I put some parts of myself into Alexa. She’s a bit like me when I was younger – she’s very meek and unassertive, and doesn’t know what she wants in life, and is just stuck in a bit of a dead end in terms of her job and economic situation and relationships with no way out. Again, autism and my problems with cognitive empathy play a role in this – because I struggle to put myself into other people’s minds, a lot of my characters end up based on me in some way. Although I do also find it liberating to try to write characters who are very different from me. I also didn’t want Alexa to be an autistic character, so I wrote her as different from me in some ways. I’ve never been in her exact life situation, and I’ve never been a chugger, although I have had experiences as a volunteer campaigner trying to get passers-by to sign a petition. I know the frustration of standing there for hours, only getting one or two sign-ups from multiple approaches.
The fact that Alexa is struggling to pay her own rent and eat while raising funds to help others says a lot about our societies and the issues humanity is facing. What made you want to explore these themes?
I just wanted to write about the precarity so many people are facing at the moment. I graduated university in 2015 and it felt like there weren’t a lot of good opportunities for me, although I have a lot of privileges that have made my life easier. And it feels like the outcome for every crop of young people every year has got worse since then, especially since Covid. We’re all climbing up a ladder and seeing the rung below us fall away. There are a lot of rooms advertised in Bristol which are much like Alexa’s and Mart’s – crappy places that cost a ludicrous amount. I’m concerned about what it does to people to constantly live hand-to-mouth, not just physically but emotionally. If the place you sleep in every night is too cramped and shabby to ever be a home, if you never have enough money to cover your needs, yet alone your wants, do you ever get to relax?
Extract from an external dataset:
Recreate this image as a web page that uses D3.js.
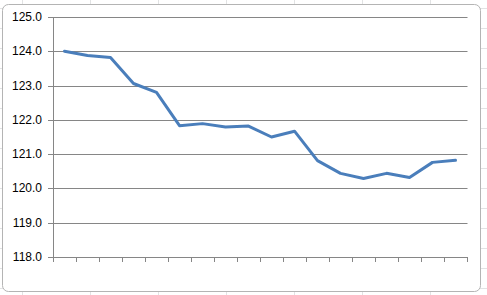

Do you ever get to truly feel like you’re a part of your own life, or the society around you?
A lot of people point out that it’s hypocritical for charities to say they want to make a positive difference in the world, but then use these chuggers, who are antisocial and make it unpleasant to go down the street. In a capitalist society, is anything morally pure? Do we all have to use bad means in the service of hopefully worthwhile ends? Are we all exploiting someone else to survive?
You are currently working on a novel and a memoir - can you tell us more about those? Do they explore similar themes to your short fiction?
My novel, Distraction Displays, is about a young woman with undiagnosed autism trying to solve the mystery of her twin sister’s disappearance when they were children. Again, it’s a balance of writing from my own experiences and imagining experiences I’ve never had and never want to have.
My memoir, The Bad at Games Manifesto, is about my life through the prism of dyspraxia, which is the other neurodevelopmental disorder I have. I feel there’s been an outpouring of writing by autistic women in recent years but no equivalent writing about dyspraxia, although it impacts many people who have it profoundly.
There’s a quote about writing by George Eliot that I love: “Falsehood is so easy, truth so difficult.” I’m interested in writing honestly about all the complexities and contradictions of life at this fragile and frightening time.